In Squamish, a large majority of parents commute to the city or whistler to work and sometimes the only meal shared is at the dinner hour. Add sports and other after school activities through out the week and you can see the opportunity to even share a family meal is few and far between.
So why is it so important to eat together as a family? Kids are getting fed so what is the big deal?
Well, according to psychologist Gordon Neufeld and physician Gabor Maté who have written books on healthy attachment, the rituals and traditions of family meal times are essential for proper emotional bonding to occur.
These docs have worked extensively in Vancouver's downtown eastside and attribute much of the drug abuse issues, street kids, and so on with peers replacing parents in the lives of children. They see that the amount of time our kids spend with their peers versus time spent being influenced by parents has changed dramatically since the World War II era.
We used to get our sense of identity and right and wrong from our traditional family values passed down to us from our elders. Somewhere along the way though, as economy became our focus, our kids spent more time away from parents and peers replaced our elders as the people we attached to and received our core values from.
According to the book "Hold on to Your Kids," Neufeld and Maté assert that this has undermined our family cohesion and sabotaged healthy development. The other problems that have arisen due to peers as a main influence is a rise in bullying, aggression, lack of respect for elders and child and teen suicide.
Comparing our society to those that lack the same problems such as Provence, France we can see how they have held true to long time family traditions; mainly eating together.
Unlike North America, where it is not uncommon for breakfast to be a hurried meal, lunch eaten at school out of a bag, and dinner on the way to soccer practice, villages in Provence hold an unspoken sacredness to the family gathering of meal times.
School children go home at lunch and it is not uncommon to find many generations preparing the meal and eating together. It is mostly around mealtime that cultural values and identity are instilled and where healthy bonding happens.
Kid favourite thermos chicken chowder
1 tbsp canola or grapeseed oil
1 onion, chopped fine
2 tbsp flour
1/2 tsp poultry seasoning
1 1/2 cups milk
1 c frozen hash browns or cubed new potatoes
1 c corn, frozen
3/4 cup chicken breast, cooked and cubed
1 tsp salt
1/2 tsp pepper
Place the oil in a large sauce pan over medium heat. Allow the oil to heat slightly.
Add the onion and cook stirring occasionally, 5 minutes or until tender.
Cover the cooked onions with the flour and poultry seasoning. Continue to cook 1 minute longer. Pour in the milk.
Stir constantly bring the mixture to a boil. Allow to cook 2 minutes longer, still stirring, until mixture begins to thicken.
Place the potatoes and corn into the mixture.

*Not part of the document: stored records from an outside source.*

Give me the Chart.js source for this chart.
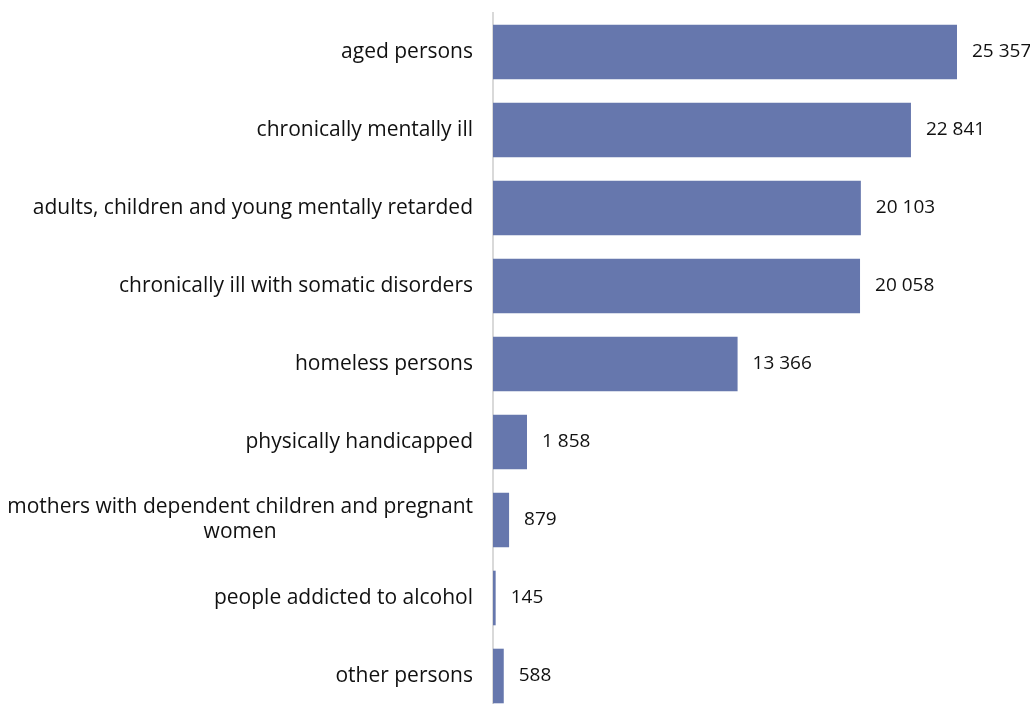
<!DOCTYPE html>
<html>
<head>
<meta charset="utf-8">
<script src="https://cdn.jsdelivr.net/npm/chart.js@4.4.1/dist/chart.umd.min.js"></script>
<style>
    html, body { margin: 0; padding: 0; background: #ffffff; overflow: hidden; }
    #wrap { width: 1030px; height: 716px; position: relative; }
</style>
</head>
<body>
<div id="wrap"><canvas id="chart"></canvas></div>
<script>
// categories (multi-line labels are arrays)
let categories = [
    'aged persons',
    'chronically mentally ill',
    'adults, children and young mentally retarded',
    'chronically ill with somatic disorders',
    'homeless persons',
    'physically handicapped',
    ['mothers with dependent children and pregnant', 'women'],
    'people addicted to alcohol',
    'other persons'
];
let values = [25357, 22841, 20103, 20058, 13366, 1858, 879, 145, 588];

const CAT_FONT = '21px "Open Sans", "Noto Sans", sans-serif';
const VALUE_FONT = '19px "Open Sans", "Noto Sans", sans-serif';
const TEXT_COLOR = '#111111';

function formatNumber(v) {
    return String(v).replace(/\B(?=(\d{3})+(?!\d))/g, ' ');
}

// draws category names and value labels
const labelPlugin = {
    id: 'labelPlugin',
    afterDatasetsDraw(chart) {
        let ctx = chart.ctx;
        let meta = chart.getDatasetMeta(0);
        let rightX = chart.chartArea.left - 20;
        ctx.save();
        ctx.fillStyle = TEXT_COLOR;
        ctx.textBaseline = 'middle';
        for (let i = 0; i < meta.data.length; i++) {
            let bar = meta.data[i];
            // value
            ctx.font = VALUE_FONT;
            ctx.textAlign = 'left';
            ctx.fillText(formatNumber(values[i]), bar.x + 15, bar.y);
            // category
            ctx.font = CAT_FONT;
            let lines = Array.isArray(categories[i]) ? categories[i] : [categories[i]];
            let widest = 0;
            lines.forEach(l => { widest = Math.max(widest, ctx.measureText(l).width); });
            let lineHeight = 25;
            let startY = bar.y - (lines.length - 1) * lineHeight / 2;
            ctx.textAlign = lines.length > 1 ? 'center' : 'right';
            let x = lines.length > 1 ? rightX - widest / 2 : rightX;
            lines.forEach((l, j) => ctx.fillText(l, x, startY + j * lineHeight));
        }
        ctx.restore();
    }
};

new Chart(document.getElementById('chart'), {
    type: 'bar',
    data: {
        labels: categories,
        datasets: [{
            data: values,
            backgroundColor: '#6677ad',
            borderWidth: 0,
            categoryPercentage: 1.0,
            barPercentage: 0.7
        }]
    },
    options: {
        indexAxis: 'y',
        responsive: true,
        maintainAspectRatio: false,
        animation: false,
        layout: { padding: { top: 13, right: 10, bottom: 1, left: 0 } },
        plugins: {
            legend: { display: false },
            tooltip: { enabled: false }
        },
        scales: {
            x: {
                display: false,
                min: 0,
                max: 28800
            },
            y: {
                grid: { display: false },
                border: { display: true, color: '#d9d9d9', width: 2 },
                ticks: { display: false },
                afterFit: function (scale) { scale.width = 493; }
            }
        }
    },
    plugins: [labelPlugin]
});
</script>
</body>
</html>
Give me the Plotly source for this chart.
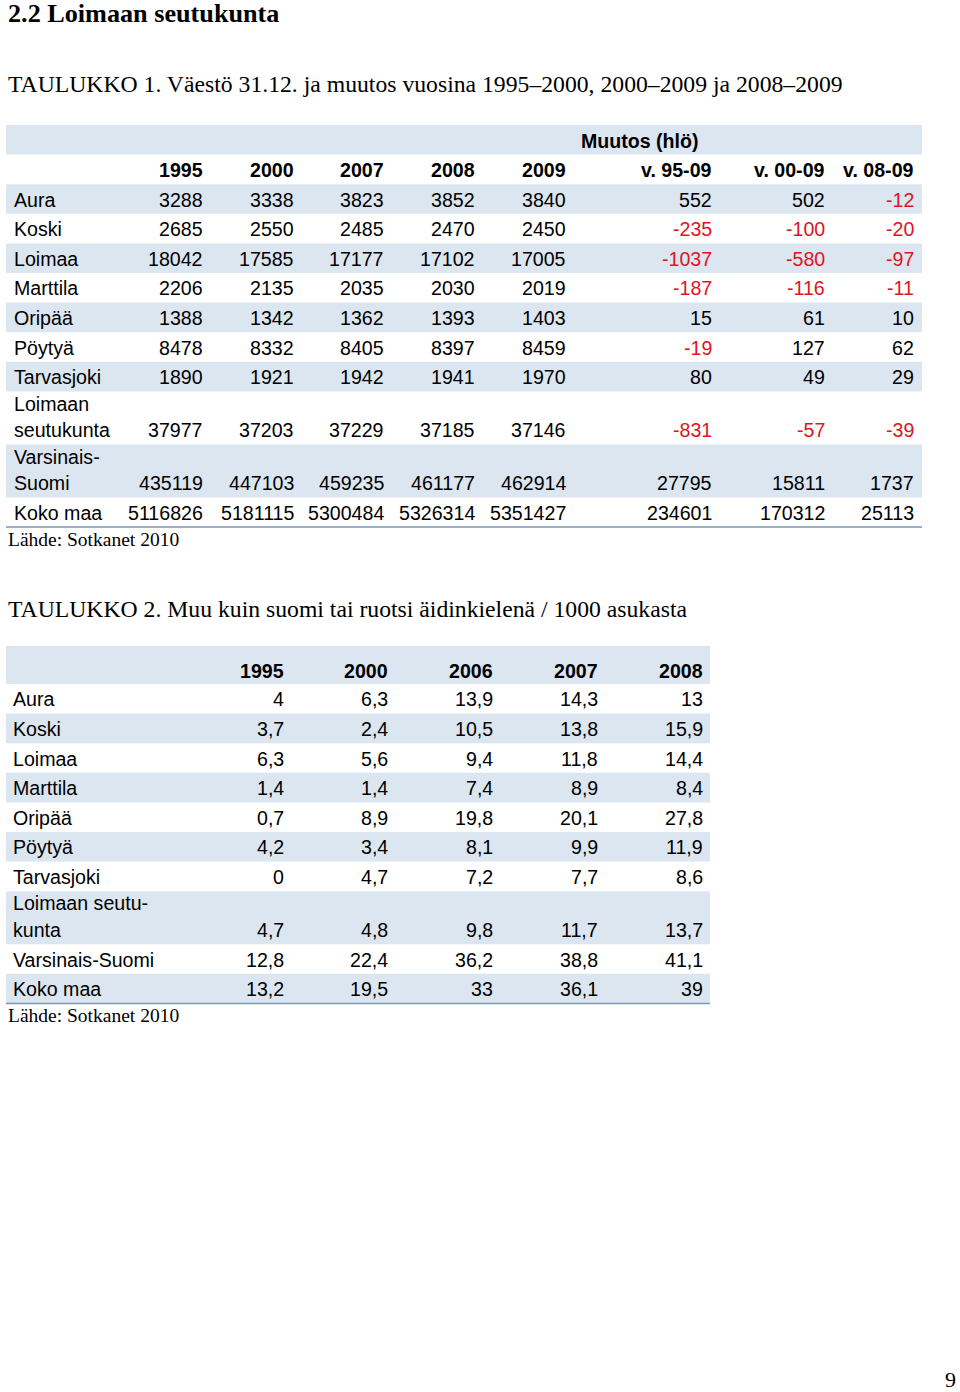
import plotly.graph_objects as go

SANS = "Liberation Sans, Arial, sans-serif"
SERIF = "Liberation Serif, Times New Roman, serif"
BAND = "#DCE6F1"
RED = "#E0151F"
RULE = "#7A98B8"

PAGE_TITLE = "2.2 Loimaan seutukunta"
T1_TITLE = "TAULUKKO 1. Väestö 31.12. ja muutos vuosina 1995–2000, 2000–2009 ja 2008–2009"
T2_TITLE = "TAULUKKO 2. Muu kuin suomi tai ruotsi äidinkielenä / 1000 asukasta"
SOURCE = "Lähde: Sotkanet 2010"
PAGE_NO = "9"

# --- Taulukko 1: väestö ja muutos ---
T1_GROUP = "Muutos (hlö)"
T1_COLS = ["1995", "2000", "2007", "2008", "2009", "v. 95-09", "v. 00-09", "v. 08-09"]
T1_LABELS = ["Aura", "Koski", "Loimaa", "Marttila", "Oripää", "Pöytyä", "Tarvasjoki",
             "Loimaan|seutukunta", "Varsinais-|Suomi", "Koko maa"]
t1_1995 = [3288, 2685, 18042, 2206, 1388, 8478, 1890, 37977, 435119, 5116826]
t1_2000 = [3338, 2550, 17585, 2135, 1342, 8332, 1921, 37203, 447103, 5181115]
t1_2007 = [3823, 2485, 17177, 2035, 1362, 8405, 1942, 37229, 459235, 5300484]
t1_2008 = [3852, 2470, 17102, 2030, 1393, 8397, 1941, 37185, 461177, 5326314]
t1_2009 = [3840, 2450, 17005, 2019, 1403, 8459, 1970, 37146, 462914, 5351427]
t1_d9509 = [552, -235, -1037, -187, 15, -19, 80, -831, 27795, 234601]
t1_d0009 = [502, -100, -580, -116, 61, 127, 49, -57, 15811, 170312]
t1_d0809 = [-12, -20, -97, -11, 10, 62, 29, -39, 1737, 25113]
T1_DATA = [t1_1995, t1_2000, t1_2007, t1_2008, t1_2009, t1_d9509, t1_d0009, t1_d0809]

# --- Taulukko 2: vieraskieliset / 1000 asukasta ---
T2_COLS = ["1995", "2000", "2006", "2007", "2008"]
T2_LABELS = ["Aura", "Koski", "Loimaa", "Marttila", "Oripää", "Pöytyä", "Tarvasjoki",
             "Loimaan seutu-|kunta", "Varsinais-Suomi", "Koko maa"]
t2_1995 = [4, 3.7, 6.3, 1.4, 0.7, 4.2, 0, 4.7, 12.8, 13.2]
t2_2000 = [6.3, 2.4, 5.6, 1.4, 8.9, 3.4, 4.7, 4.8, 22.4, 19.5]
t2_2006 = [13.9, 10.5, 9.4, 7.4, 19.8, 8.1, 7.2, 9.8, 36.2, 33]
t2_2007 = [14.3, 13.8, 11.8, 8.9, 20.1, 9.9, 7.7, 11.7, 38.8, 36.1]
t2_2008 = [13, 15.9, 14.4, 8.4, 27.8, 11.9, 8.6, 13.7, 41.1, 39]
T2_DATA = [t2_1995, t2_2000, t2_2006, t2_2007, t2_2008]

# layout constants (page pixels)
ROW_H = 29.6
ROW_H2 = 53.0
LINE_GAP = 26.5
FS = 19.6

fig = go.Figure()
shapes = []
notes = []


def text(x, y, s, size=FS, font=SANS, anchor="right", color="#000", bold=False):
    if bold:
        s = f"<b>{s}</b>"
    notes.append(dict(x=x, y=y, text=s, showarrow=False, xanchor=anchor, yanchor="middle",
                      xref="x", yref="y", borderpad=0,
                      font=dict(family=font, size=size, color=color)))


def band(x0, x1, y0, y1):
    shapes.append(dict(type="rect", xref="x", yref="y", x0=x0, x1=x1, y0=y0, y1=y1,
                       fillcolor=BAND, line=dict(width=0), layer="below"))


def rule(x0, x1, y):
    shapes.append(dict(type="line", xref="x", yref="y", x0=x0, x1=x1, y0=y, y1=y,
                       line=dict(color=RULE, width=1.5)))


def body(labels, data, col_x, top, left, right, label_x, first_band, fmt, colorize):
    y = top
    for i, lab in enumerate(labels):
        lines = lab.split("|")
        h = ROW_H if len(lines) == 1 else ROW_H2
        if (i % 2 == 0) == first_band:
            band(left, right, y, y + h)
        ty = y + h - 14.3
        for k, ln in enumerate(reversed(lines)):
            text(label_x, ty - k * LINE_GAP, ln, anchor="left")
        for cx, col in zip(col_x, data):
            v = col[i]
            c = RED if (colorize and v < 0) else "#000"
            text(cx, ty, fmt(v), color=c)
        y += h
    return y


# page headings
text(7, 13, PAGE_TITLE, size=26.2, font=SERIF, anchor="left", bold=True)
text(7, 84, T1_TITLE, size=23.7, font=SERIF, anchor="left")
text(7, 609, T2_TITLE, size=23.7, font=SERIF, anchor="left")
text(957, 1379, PAGE_NO, size=22, font=SERIF, anchor="right")

# table 1
T1_LEFT, T1_RIGHT, T1_TOP = 6, 922, 125
T1_X = [204, 295, 385, 476, 567, 713, 826, 915]
band(T1_LEFT, T1_RIGHT, T1_TOP, T1_TOP + ROW_H)
text(640, T1_TOP + ROW_H - 13.5, T1_GROUP, anchor="center", bold=True)
for cx, c in zip(T1_X, T1_COLS):
    text(cx, T1_TOP + 2 * ROW_H - 14, c, bold=True)
end1 = body(T1_LABELS, T1_DATA, T1_X, T1_TOP + 2 * ROW_H, T1_LEFT, T1_RIGHT, 13, True,
            lambda v: str(v), True)
rule(T1_LEFT, T1_RIGHT, end1)
text(7, end1 + 12, SOURCE, size=19.5, font=SERIF, anchor="left")

# table 2
T2_LEFT, T2_RIGHT, T2_TOP, T2_HEAD = 6, 710, 646, 38
T2_X = [285, 389, 494, 599, 704]
band(T2_LEFT, T2_RIGHT, T2_TOP, T2_TOP + T2_HEAD)
for cx, c in zip(T2_X, T2_COLS):
    text(cx, T2_TOP + T2_HEAD - 13, c, bold=True)
end2 = body(T2_LABELS, T2_DATA, T2_X, T2_TOP + T2_HEAD, T2_LEFT, T2_RIGHT, 12, False,
            lambda v: f"{v:g}".replace(".", ","), False)
rule(T2_LEFT, T2_RIGHT, end2)
text(7, end2 + 12, SOURCE, size=19.5, font=SERIF, anchor="left")

fig.update_layout(
    width=960, height=1392,
    margin=dict(l=0, r=0, t=0, b=0),
    paper_bgcolor="white", plot_bgcolor="white",
    xaxis=dict(range=[0, 960], visible=False, fixedrange=True),
    yaxis=dict(range=[1392, 0], visible=False, fixedrange=True),
    shapes=shapes, annotations=notes, showlegend=False,
)
# drop the browser's default body margin so the page sits at (0, 0)
fig.write_html("out.html", config={"displayModeBar": False},
               post_script="document.body.style.margin='0';document.body.style.overflow='hidden';")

Bring back to a slightly gentle boil.
Once boiling, reduce heat to low and cover the pan.
Cook 12 minutes or until the potatoes begin to tender. Stir in the chicken carefully.
Cook an additional 15 minutes or until the chicken is heated through.
Serves 4 This makes a great thermos lunch for children. Just remind them not to open the lid until it's time to eat. Add a biscuit with butter and honey or jelly to add sweetness to this savory dish. Don't forget a little note thanking your child for helping to make this delicious soup.